===== RAW DATA
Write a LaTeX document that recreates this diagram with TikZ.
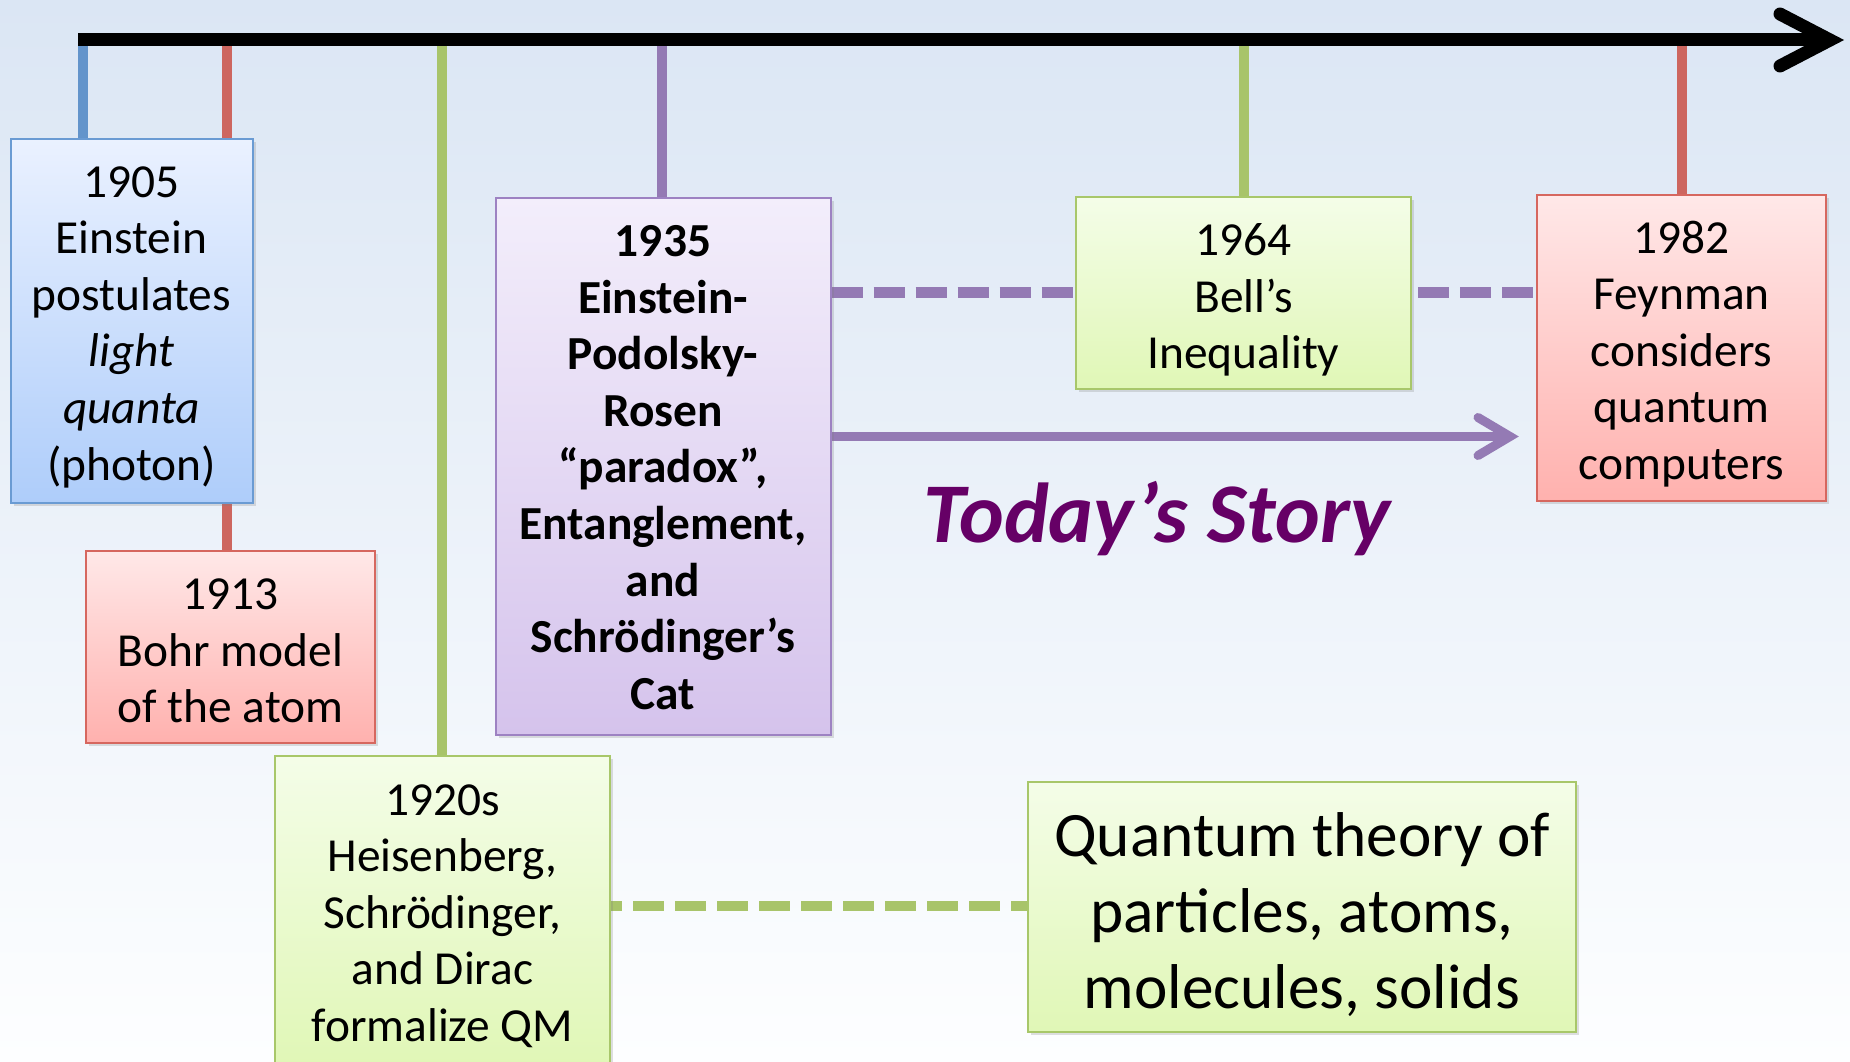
\documentclass[tikz,border=0pt]{standalone}
\usepackage{fontspec}
\setmainfont{Carlito}
\usetikzlibrary{shadows,calc}
\pgfdeclarelayer{bg}
\pgfdeclarelayer{conn}
\pgfsetlayers{bg,conn,main}
\definecolor{bgtop}{RGB}{219,230,244}
\definecolor{bgbot}{RGB}{253,254,255}
\definecolor{stemblue}{RGB}{99,148,203}
\definecolor{stemred}{RGB}{205,102,95}
\definecolor{stemgreen}{RGB}{168,196,106}
\definecolor{stempurple}{RGB}{148,122,180}
\definecolor{bluebd}{RGB}{106,155,211}
\definecolor{bluetop}{RGB}{234,241,255}
\definecolor{bluebot}{RGB}{174,205,250}
\definecolor{redbd}{RGB}{214,103,95}
\definecolor{redtop}{RGB}{255,232,232}
\definecolor{redbot}{RGB}{255,177,174}
\definecolor{greenbd}{RGB}{168,199,106}
\definecolor{greentop}{RGB}{244,253,232}
\definecolor{greenbot}{RGB}{224,247,182}
\definecolor{purplebd}{RGB}{157,130,194}
\definecolor{purpletop}{RGB}{243,238,251}
\definecolor{purplebot}{RGB}{213,195,236}
\definecolor{story}{RGB}{102,0,102}
\begin{document}
\begin{tikzpicture}[x=1pt,y=-1pt,
  evbox/.style={draw, line width=2pt, inner sep=0pt,
    drop shadow={shadow xshift=3pt,shadow yshift=-3pt,opacity=0.25}},
  bluebox/.style={evbox, draw=bluebd, top color=bluetop, bottom color=bluebot},
  redbox/.style={evbox, draw=redbd, top color=redtop, bottom color=redbot},
  greenbox/.style={evbox, draw=greenbd, top color=greentop, bottom color=greenbot},
  purplebox/.style={evbox, draw=purplebd, top color=purpletop, bottom color=purplebot},
  evtext/.style={inner sep=0pt, align=center, font=\fontsize{47.4}{56.6}\selectfont},
  stemline/.style={line width=10pt},
  timeline/.style={line width=13pt, black, line cap=butt},
  chevron/.style={line width=13pt, black, line cap=round, line join=miter},
  dashline/.style={line width=11pt, dash pattern=on 31pt off 11pt},
  storyarrow/.style={line width=9pt, stempurple},
  storychev/.style={line width=9pt, stempurple, line cap=round, line join=miter}
]
\useasboundingbox (0,0) rectangle (1850,1062);
\begin{pgfonlayer}{bg}
\shade[top color=bgtop, bottom color=bgbot] (0,0) rectangle (1850,1062);
\end{pgfonlayer}

% boxes
\node[bluebox, minimum width=242pt, minimum height=364pt] (b1905) at (131.5,321) {};
\node[redbox, minimum width=289pt, minimum height=192pt] (b1913) at (230.5,647) {};
\node[greenbox, minimum width=335pt, minimum height=312pt] (b1920) at (442.5,912) {};
\node[purplebox, minimum width=335pt, minimum height=537pt] (b1935) at (663,466.5) {};
\node[greenbox, minimum width=335pt, minimum height=192pt] (b1964) at (1243.5,293) {};
\node[redbox, minimum width=289pt, minimum height=306pt] (b1982) at (1681.5,348) {};
\node[greenbox, minimum width=548pt, minimum height=250pt] (bqt) at (1302,907) {};

% texts
\node[evtext, yshift=-6pt] (t1905) at (b1905.center)
  {1905\\Einstein\\postulates\\\itshape light\\\itshape quanta\\(photon)};
\node[evtext, yshift=-4pt] (t1913) at (b1913.center)
  {1913\\Bohr model\\of the atom};
\node[evtext, yshift=-4pt] (t1920) at (b1920.center)
  {1920s\\Heisenberg,\\Schrödinger,\\and Dirac\\formalize QM};
\node[evtext, yshift=-1pt, font=\fontsize{47.4}{56.6}\selectfont\bfseries] (t1935) at (b1935.center)
  {1935\\Einstein-\\Podolsky-\\Rosen\\“paradox”,\\Entanglement,\\and\\Schrödinger’s\\Cat};
\node[evtext, yshift=-7pt] (t1964) at (b1964.center)
  {1964\\Bell’s\\Inequality};
\node[evtext, yshift=-6pt] (t1982) at (b1982.center)
  {1982\\Feynman\\considers\\quantum\\computers};
\node[evtext, yshift=-8pt, font=\fontsize{63.3}{76}\selectfont] (tqt) at (bqt.center)
  {Quantum theory of\\particles, atoms,\\molecules, solids};
\node[text=story, font=\fontsize{85}{100}\selectfont\bfseries\itshape] (story) at (1157,519) {Today’s Story};

% coordinates
\coordinate (tstart) at (78,40);
\coordinate (tend) at (1830,40);
\coordinate (s1) at (83,34);
\coordinate (s2) at (227,34);
\coordinate (s3) at (442,34);
\coordinate (s4) at (662,34);
\coordinate (s5) at (1244,34);
\coordinate (s6) at (1682,34);
\coordinate (dy) at (0,292.6);
\coordinate (ay) at (0,436.5);
\coordinate (atip) at (1510,436.5);
\coordinate (gy) at (0,905.7);

\begin{pgfonlayer}{conn}
% stems
\draw[stemline, stemblue] (s1) -- (s1 |- b1905.north);
\draw[stemline, stemred] (s2) -- (s2 |- b1913.north);
\draw[stemline, stemgreen] (s3) -- (s3 |- b1920.north);
\draw[stemline, stempurple] (s4) -- (s4 |- b1935.north);
\draw[stemline, stemgreen] (s5) -- (s5 |- b1964.north);
\draw[stemline, stemred] (s6) -- (s6 |- b1982.north);
% timeline
\draw[timeline] (tstart) -- (tend);
\draw[chevron] ($(tend)+(-50,-26)$) -- (tend) -- ($(tend)+(-50,26)$);
% dashed links
\draw[dashline, stempurple] (b1935.east |- dy) -- (b1964.west |- dy);
\draw[dashline, stempurple, dash phase=36pt] (b1964.east |- dy) -- (b1982.west |- dy);
\draw[dashline, stemgreen, line width=10pt, dash phase=20pt] (b1920.east |- gy) -- (bqt.west |- gy);
% story arrow
\draw[storyarrow] (b1935.east |- ay) -- (atip);
\draw[storychev] ($(atip)+(-32,-19)$) -- (atip) -- ($(atip)+(-32,19)$);
\end{pgfonlayer}
\end{tikzpicture}
\end{document}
==========
BRIEF: Restate the whole of the material word for word without the pictures.

EXERCISE OUTPUT:
Write a LaTeX document that recreates this diagram with TikZ.
\documentclass[tikz,border=0pt]{standalone}
\usepackage{fontspec}
\setmainfont{Carlito}
\usetikzlibrary{shadows,calc}
\pgfdeclarelayer{bg}
\pgfdeclarelayer{conn}
\pgfsetlayers{bg,conn,main}
\definecolor{bgtop}{RGB}{219,230,244}
\definecolor{bgbot}{RGB}{253,254,255}
\definecolor{stemblue}{RGB}{99,148,203}
\definecolor{stemred}{RGB}{205,102,95}
\definecolor{stemgreen}{RGB}{168,196,106}
\definecolor{stempurple}{RGB}{148,122,180}
\definecolor{bluebd}{RGB}{106,155,211}
\definecolor{bluetop}{RGB}{234,241,255}
\definecolor{bluebot}{RGB}{174,205,250}
\definecolor{redbd}{RGB}{214,103,95}
\definecolor{redtop}{RGB}{255,232,232}
\definecolor{redbot}{RGB}{255,177,174}
\definecolor{greenbd}{RGB}{168,199,106}
\definecolor{greentop}{RGB}{244,253,232}
\definecolor{greenbot}{RGB}{224,247,182}
\definecolor{purplebd}{RGB}{157,130,194}
\definecolor{purpletop}{RGB}{243,238,251}
\definecolor{purplebot}{RGB}{213,195,236}
\definecolor{story}{RGB}{102,0,102}
\begin{document}
\begin{tikzpicture}[x=1pt,y=-1pt,
  evbox/.style={draw, line width=2pt, inner sep=0pt,
    drop shadow={shadow xshift=3pt,shadow yshift=-3pt,opacity=0.25}},
  bluebox/.style={evbox, draw=bluebd, top color=bluetop, bottom color=bluebot},
  redbox/.style={evbox, draw=redbd, top color=redtop, bottom color=redbot},
  greenbox/.style={evbox, draw=greenbd, top color=greentop, bottom color=greenbot},
  purplebox/.style={evbox, draw=purplebd, top color=purpletop, bottom color=purplebot},
  evtext/.style={inner sep=0pt, align=center, font=\fontsize{47.4}{56.6}\selectfont},
  stemline/.style={line width=10pt},
  timeline/.style={line width=13pt, black, line cap=butt},
  chevron/.style={line width=13pt, black, line cap=round, line join=miter},
  dashline/.style={line width=11pt, dash pattern=on 31pt off 11pt},
  storyarrow/.style={line width=9pt, stempurple},
  storychev/.style={line width=9pt, stempurple, line cap=round, line join=miter}
]
\useasboundingbox (0,0) rectangle (1850,1062);
\begin{pgfonlayer}{bg}
\shade[top color=bgtop, bottom color=bgbot] (0,0) rectangle (1850,1062);
\end{pgfonlayer}

% boxes
\node[bluebox, minimum width=242pt, minimum height=364pt] (b1905) at (131.5,321) {};
\node[redbox, minimum width=289pt, minimum height=192pt] (b1913) at (230.5,647) {};
\node[greenbox, minimum width=335pt, minimum height=312pt] (b1920) at (442.5,912) {};
\node[purplebox, minimum width=335pt, minimum height=537pt] (b1935) at (663,466.5) {};
\node[greenbox, minimum width=335pt, minimum height=192pt] (b1964) at (1243.5,293) {};
\node[redbox, minimum width=289pt, minimum height=306pt] (b1982) at (1681.5,348) {};
\node[greenbox, minimum width=548pt, minimum height=250pt] (bqt) at (1302,907) {};

% texts
\node[evtext, yshift=-6pt] (t1905) at (b1905.center)
  {1905\\Einstein\\postulates\\\itshape light\\\itshape quanta\\(photon)};
\node[evtext, yshift=-4pt] (t1913) at (b1913.center)
  {1913\\Bohr model\\of the atom};
\node[evtext, yshift=-4pt] (t1920) at (b1920.center)
  {1920s\\Heisenberg,\\Schrödinger,\\and Dirac\\formalize QM};
\node[evtext, yshift=-1pt, font=\fontsize{47.4}{56.6}\selectfont\bfseries] (t1935) at (b1935.center)
  {1935\\Einstein-\\Podolsky-\\Rosen\\“paradox”,\\Entanglement,\\and\\Schrödinger’s\\Cat};
\node[evtext, yshift=-7pt] (t1964) at (b1964.center)
  {1964\\Bell’s\\Inequality};
\node[evtext, yshift=-6pt] (t1982) at (b1982.center)
  {1982\\Feynman\\considers\\quantum\\computers};
\node[evtext, yshift=-8pt, font=\fontsize{63.3}{76}\selectfont] (tqt) at (bqt.center)
  {Quantum theory of\\particles, atoms,\\molecules, solids};
\node[text=story, font=\fontsize{85}{100}\selectfont\bfseries\itshape] (story) at (1157,519) {Today’s Story};

% coordinates
\coordinate (tstart) at (78,40);
\coordinate (tend) at (1830,40);
\coordinate (s1) at (83,34);
\coordinate (s2) at (227,34);
\coordinate (s3) at (442,34);
\coordinate (s4) at (662,34);
\coordinate (s5) at (1244,34);
\coordinate (s6) at (1682,34);
\coordinate (dy) at (0,292.6);
\coordinate (ay) at (0,436.5);
\coordinate (atip) at (1510,436.5);
\coordinate (gy) at (0,905.7);

\begin{pgfonlayer}{conn}
% stems
\draw[stemline, stemblue] (s1) -- (s1 |- b1905.north);
\draw[stemline, stemred] (s2) -- (s2 |- b1913.north);
\draw[stemline, stemgreen] (s3) -- (s3 |- b1920.north);
\draw[stemline, stempurple] (s4) -- (s4 |- b1935.north);
\draw[stemline, stemgreen] (s5) -- (s5 |- b1964.north);
\draw[stemline, stemred] (s6) -- (s6 |- b1982.north);
% timeline
\draw[timeline] (tstart) -- (tend);
\draw[chevron] ($(tend)+(-50,-26)$) -- (tend) -- ($(tend)+(-50,26)$);
% dashed links
\draw[dashline, stempurple] (b1935.east |- dy) -- (b1964.west |- dy);
\draw[dashline, stempurple, dash phase=36pt] (b1964.east |- dy) -- (b1982.west |- dy);
\draw[dashline, stemgreen, line width=10pt, dash phase=20pt] (b1920.east |- gy) -- (bqt.west |- gy);
% story arrow
\draw[storyarrow] (b1935.east |- ay) -- (atip);
\draw[storychev] ($(atip)+(-32,-19)$) -- (atip) -- ($(atip)+(-32,19)$);
\end{pgfonlayer}
\end{tikzpicture}
\end{document}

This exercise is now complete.